#### Aim of the exercise:
Lines containing the word "seaborn" should be extracted in full.
··· Given data
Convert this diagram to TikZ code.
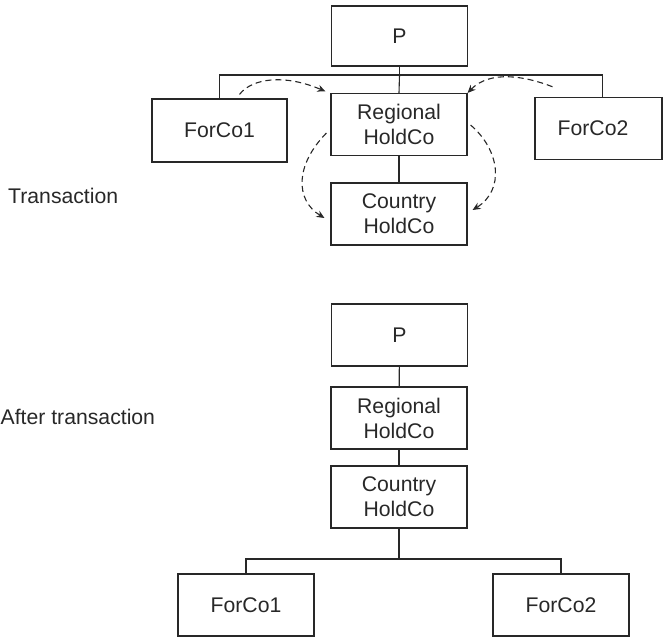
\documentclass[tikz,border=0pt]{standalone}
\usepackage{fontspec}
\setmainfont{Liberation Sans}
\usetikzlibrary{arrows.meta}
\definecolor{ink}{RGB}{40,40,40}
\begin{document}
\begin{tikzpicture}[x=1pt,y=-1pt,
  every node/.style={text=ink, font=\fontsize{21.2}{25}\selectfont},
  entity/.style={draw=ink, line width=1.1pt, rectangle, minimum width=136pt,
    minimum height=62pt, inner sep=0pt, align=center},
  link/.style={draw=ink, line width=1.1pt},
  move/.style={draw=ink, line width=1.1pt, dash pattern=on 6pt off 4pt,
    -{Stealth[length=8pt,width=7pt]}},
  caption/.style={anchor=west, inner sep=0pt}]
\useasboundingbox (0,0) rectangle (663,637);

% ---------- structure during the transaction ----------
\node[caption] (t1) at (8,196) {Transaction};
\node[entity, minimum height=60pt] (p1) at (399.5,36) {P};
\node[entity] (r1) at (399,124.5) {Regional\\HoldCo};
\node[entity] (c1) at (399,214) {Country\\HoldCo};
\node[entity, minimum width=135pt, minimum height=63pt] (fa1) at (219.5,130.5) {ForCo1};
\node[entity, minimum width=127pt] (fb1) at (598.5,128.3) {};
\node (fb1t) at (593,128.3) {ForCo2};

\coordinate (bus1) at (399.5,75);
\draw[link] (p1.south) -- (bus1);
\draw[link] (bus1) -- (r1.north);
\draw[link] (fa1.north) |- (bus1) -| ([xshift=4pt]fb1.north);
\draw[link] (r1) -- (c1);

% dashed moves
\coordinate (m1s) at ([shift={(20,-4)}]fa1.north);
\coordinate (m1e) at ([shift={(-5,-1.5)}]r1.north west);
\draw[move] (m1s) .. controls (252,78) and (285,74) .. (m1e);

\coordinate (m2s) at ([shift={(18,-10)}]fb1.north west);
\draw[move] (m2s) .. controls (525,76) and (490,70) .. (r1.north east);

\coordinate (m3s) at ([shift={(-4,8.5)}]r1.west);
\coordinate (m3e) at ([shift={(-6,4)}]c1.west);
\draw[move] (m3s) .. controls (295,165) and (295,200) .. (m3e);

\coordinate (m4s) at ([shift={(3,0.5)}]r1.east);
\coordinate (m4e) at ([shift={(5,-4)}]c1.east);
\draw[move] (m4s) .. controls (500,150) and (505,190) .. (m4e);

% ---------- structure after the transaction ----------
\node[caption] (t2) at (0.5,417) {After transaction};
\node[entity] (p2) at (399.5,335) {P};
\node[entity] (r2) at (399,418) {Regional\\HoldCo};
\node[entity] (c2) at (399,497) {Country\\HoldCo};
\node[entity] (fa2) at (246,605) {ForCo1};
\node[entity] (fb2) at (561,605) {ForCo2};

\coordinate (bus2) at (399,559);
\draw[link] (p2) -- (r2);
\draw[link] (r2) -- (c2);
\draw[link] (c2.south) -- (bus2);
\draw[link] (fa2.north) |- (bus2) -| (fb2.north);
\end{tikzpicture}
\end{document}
······
··· Given data
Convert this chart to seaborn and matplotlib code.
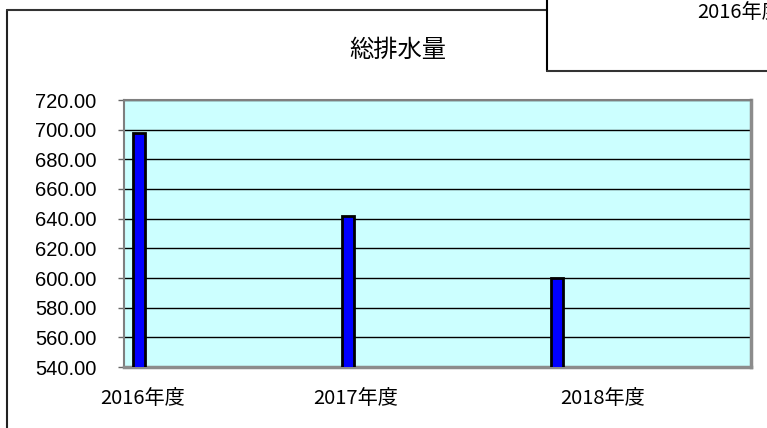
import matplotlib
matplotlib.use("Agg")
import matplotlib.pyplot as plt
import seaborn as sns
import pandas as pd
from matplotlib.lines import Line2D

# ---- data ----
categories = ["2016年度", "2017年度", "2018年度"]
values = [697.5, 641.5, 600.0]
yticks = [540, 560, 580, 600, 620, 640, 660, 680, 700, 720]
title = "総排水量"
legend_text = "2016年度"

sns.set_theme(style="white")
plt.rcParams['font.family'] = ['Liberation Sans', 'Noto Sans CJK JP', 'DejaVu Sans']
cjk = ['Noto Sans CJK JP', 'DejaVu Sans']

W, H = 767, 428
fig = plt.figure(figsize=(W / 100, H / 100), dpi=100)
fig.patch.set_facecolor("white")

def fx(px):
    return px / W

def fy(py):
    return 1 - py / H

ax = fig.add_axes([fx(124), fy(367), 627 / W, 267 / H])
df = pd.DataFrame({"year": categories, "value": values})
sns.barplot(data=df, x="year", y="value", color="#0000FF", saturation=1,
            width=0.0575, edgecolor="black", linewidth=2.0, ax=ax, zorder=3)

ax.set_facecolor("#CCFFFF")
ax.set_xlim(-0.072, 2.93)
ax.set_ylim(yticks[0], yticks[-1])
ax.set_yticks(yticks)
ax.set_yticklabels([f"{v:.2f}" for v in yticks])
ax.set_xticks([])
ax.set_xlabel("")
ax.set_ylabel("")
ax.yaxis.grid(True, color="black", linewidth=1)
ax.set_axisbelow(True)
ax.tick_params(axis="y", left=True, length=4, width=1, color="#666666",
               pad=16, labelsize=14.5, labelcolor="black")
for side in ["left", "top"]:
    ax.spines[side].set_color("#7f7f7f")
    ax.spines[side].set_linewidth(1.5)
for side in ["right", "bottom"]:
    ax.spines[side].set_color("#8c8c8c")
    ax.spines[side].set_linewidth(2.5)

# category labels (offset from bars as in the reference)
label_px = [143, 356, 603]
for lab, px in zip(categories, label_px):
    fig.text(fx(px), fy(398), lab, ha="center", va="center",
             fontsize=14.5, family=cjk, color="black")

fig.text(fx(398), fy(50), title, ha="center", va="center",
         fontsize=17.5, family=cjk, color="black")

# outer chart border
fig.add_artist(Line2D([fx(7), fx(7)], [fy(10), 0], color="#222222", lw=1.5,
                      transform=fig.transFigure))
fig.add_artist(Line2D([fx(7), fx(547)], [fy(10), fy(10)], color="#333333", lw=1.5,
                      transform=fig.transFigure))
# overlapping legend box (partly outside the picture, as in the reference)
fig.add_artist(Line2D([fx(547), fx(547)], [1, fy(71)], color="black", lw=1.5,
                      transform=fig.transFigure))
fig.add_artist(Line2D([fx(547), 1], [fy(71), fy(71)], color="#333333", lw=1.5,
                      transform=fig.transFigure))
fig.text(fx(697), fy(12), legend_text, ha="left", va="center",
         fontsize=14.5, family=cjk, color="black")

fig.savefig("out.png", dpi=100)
······
#### Written reply:
Convert this chart to seaborn and matplotlib code.
import seaborn as sns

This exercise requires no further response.